Task statement - Leave out the pictures and repeat the data exactly.
┌────────
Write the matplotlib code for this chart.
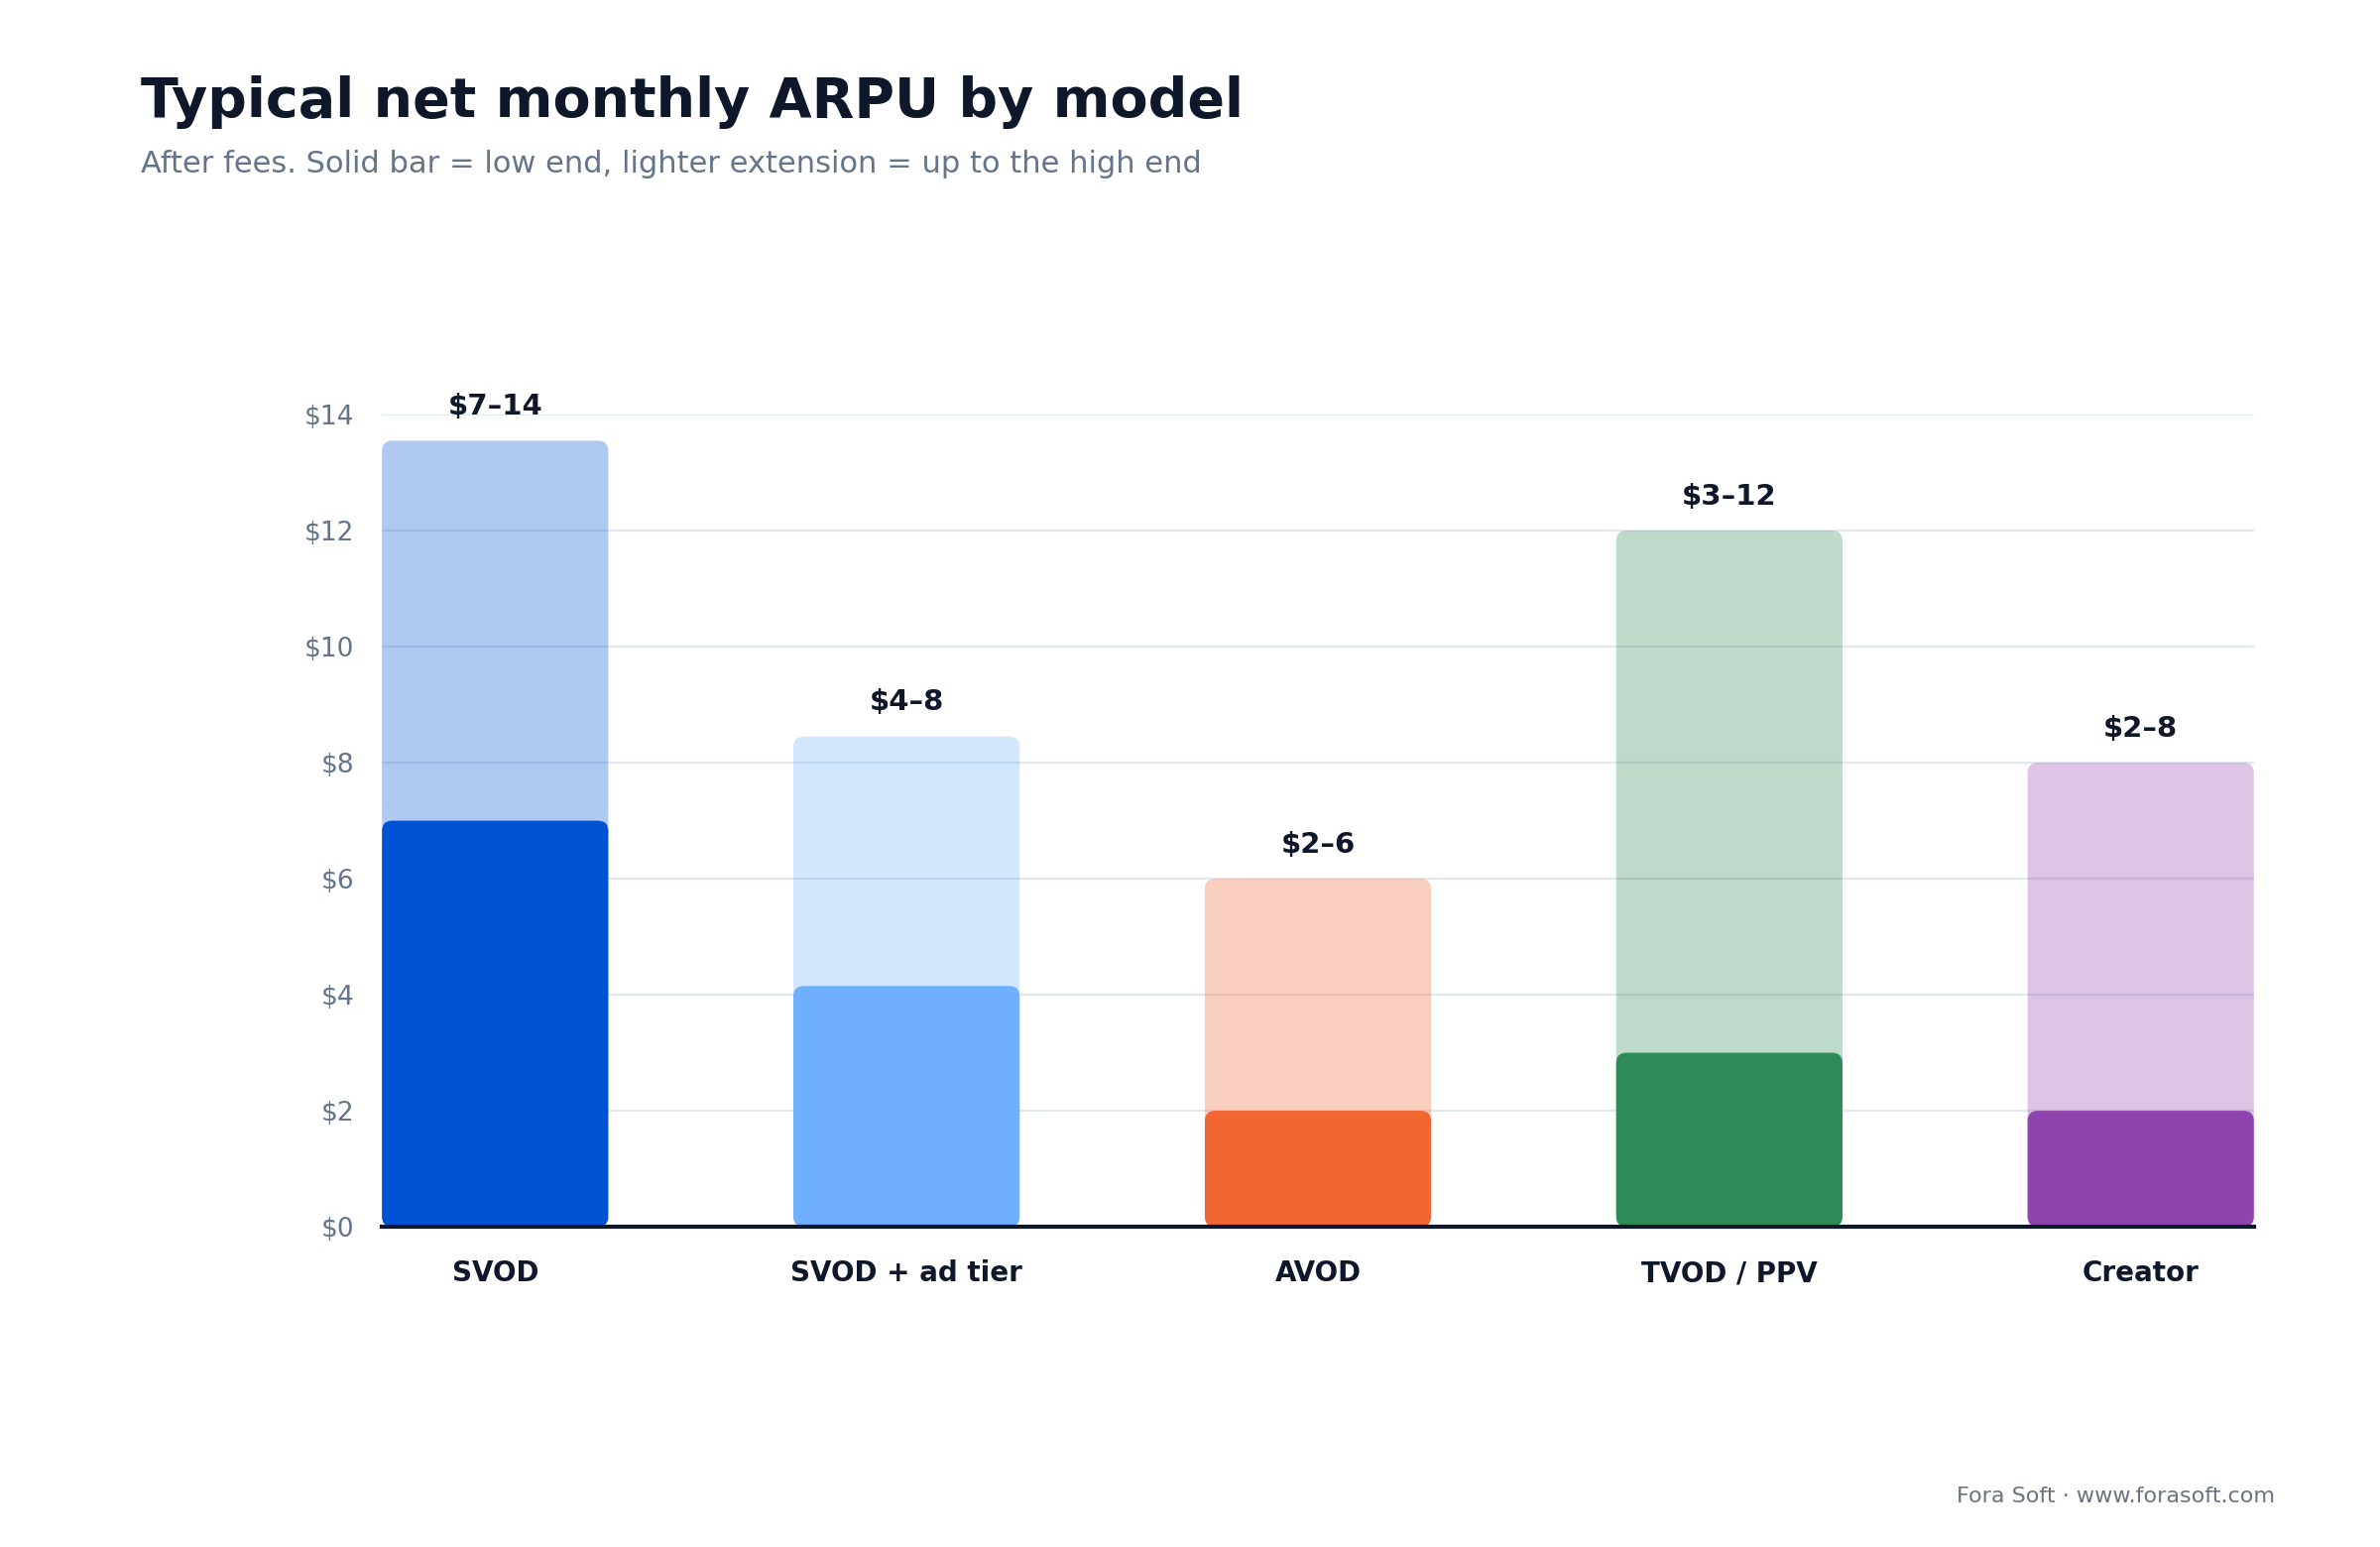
import matplotlib.pyplot as plt
from matplotlib.patches import FancyBboxPatch

models = ["SVOD", "SVOD + ad tier", "AVOD", "TVOD / PPV", "Creator"]
low = [7.0, 4.15, 2.0, 3.0, 2.0]
high = [13.55, 8.45, 6.0, 12.0, 8.0]
labels = ["$7–14", "$4–8", "$2–6", "$3–12", "$2–8"]
colors = ["#0052D4", "#6EB0FE", "#F26633", "#2E8A57", "#8E44AD"]
yticks = [0, 2, 4, 6, 8, 10, 12, 14]

fig = plt.figure(figsize=(12, 7.8), dpi=200)
ax = fig.add_axes([0.1605, 0.207, 0.7865, 0.525])
ax.set_xlim(-0.275, 4.275)
ax.set_ylim(0, 14)

w = 0.55
asp = (14 / 536) / (4.55 / 1215)

def rbar(x, h, color, alpha, z):
    p = FancyBboxPatch((x - w / 2, 0), w, h,
                       boxstyle="round,pad=0,rounding_size=0.025",
                       mutation_aspect=asp, facecolor=color, alpha=alpha,
                       edgecolor="none", zorder=z)
    ax.add_patch(p)

for i in range(len(models)):
    rbar(i, high[i], colors[i], 0.31, 2)
    rbar(i, low[i], colors[i], 1.0, 3)
    ax.text(i, high[i] + 0.35, labels[i], ha="center", va="bottom",
            fontsize=10.5, fontweight="bold", color="#0F172A")

ax.set_yticks(yticks)
ax.set_yticklabels([f"${v}" for v in yticks], fontsize=9.5, color="#64748B")
ax.set_xticks(range(len(models)))
ax.set_xticklabels(models, fontsize=10, fontweight="bold", color="#0F172A")
ax.tick_params(length=0)
ax.tick_params(axis="x", pad=12)
ax.tick_params(axis="y", pad=10)
ax.grid(axis="y", color="#E2E8F0", linewidth=0.8, zorder=1)
ax.set_axisbelow(True)
for s in ["top", "right", "left"]:
    ax.spines[s].set_visible(False)
ax.spines["bottom"].set_color("#0F172A")
ax.spines["bottom"].set_linewidth(1.5)
ax.spines["bottom"].set_zorder(4)

fig.text(0.059, 0.934, "Typical net monthly ARPU by model", fontsize=20,
         fontweight="bold", color="#0F172A", va="center")
fig.text(0.059, 0.894, "After fees. Solid bar = low end, lighter extension = up to the high end",
         fontsize=11, color="#64748B", va="center")
fig.text(0.956, 0.033, "Fora Soft · www.forasoft.com", fontsize=8,
         color="#6B7280", ha="right", va="center")

fig.savefig("out.png")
└────────
Response to this exercise -
Write the matplotlib code for this chart.
import matplotlib.pyplot as plt
from matplotlib.patches import FancyBboxPatch

models = ["SVOD", "SVOD + ad tier", "AVOD", "TVOD / PPV", "Creator"]
low = [7.0, 4.15, 2.0, 3.0, 2.0]
high = [13.55, 8.45, 6.0, 12.0, 8.0]
labels = ["$7–14", "$4–8", "$2–6", "$3–12", "$2–8"]
colors = ["#0052D4", "#6EB0FE", "#F26633", "#2E8A57", "#8E44AD"]
yticks = [0, 2, 4, 6, 8, 10, 12, 14]

fig = plt.figure(figsize=(12, 7.8), dpi=200)
ax = fig.add_axes([0.1605, 0.207, 0.7865, 0.525])
ax.set_xlim(-0.275, 4.275)
ax.set_ylim(0, 14)

w = 0.55
asp = (14 / 536) / (4.55 / 1215)

def rbar(x, h, color, alpha, z):
    p = FancyBboxPatch((x - w / 2, 0), w, h,
                       boxstyle="round,pad=0,rounding_size=0.025",
                       mutation_aspect=asp, facecolor=color, alpha=alpha,
                       edgecolor="none", zorder=z)
    ax.add_patch(p)

for i in range(len(models)):
    rbar(i, high[i], colors[i], 0.31, 2)
    rbar(i, low[i], colors[i], 1.0, 3)
    ax.text(i, high[i] + 0.35, labels[i], ha="center", va="bottom",
            fontsize=10.5, fontweight="bold", color="#0F172A")

ax.set_yticks(yticks)
ax.set_yticklabels([f"${v}" for v in yticks], fontsize=9.5, color="#64748B")
ax.set_xticks(range(len(models)))
ax.set_xticklabels(models, fontsize=10, fontweight="bold", color="#0F172A")
ax.tick_params(length=0)
ax.tick_params(axis="x", pad=12)
ax.tick_params(axis="y", pad=10)
ax.grid(axis="y", color="#E2E8F0", linewidth=0.8, zorder=1)
ax.set_axisbelow(True)
for s in ["top", "right", "left"]:
    ax.spines[s].set_visible(False)
ax.spines["bottom"].set_color("#0F172A")
ax.spines["bottom"].set_linewidth(1.5)
ax.spines["bottom"].set_zorder(4)

fig.text(0.059, 0.934, "Typical net monthly ARPU by model", fontsize=20,
         fontweight="bold", color="#0F172A", va="center")
fig.text(0.059, 0.894, "After fees. Solid bar = low end, lighter extension = up to the high end",
         fontsize=11, color="#64748B", va="center")
fig.text(0.956, 0.033, "Fora Soft · www.forasoft.com", fontsize=8,
         color="#6B7280", ha="right", va="center")

fig.savefig("out.png")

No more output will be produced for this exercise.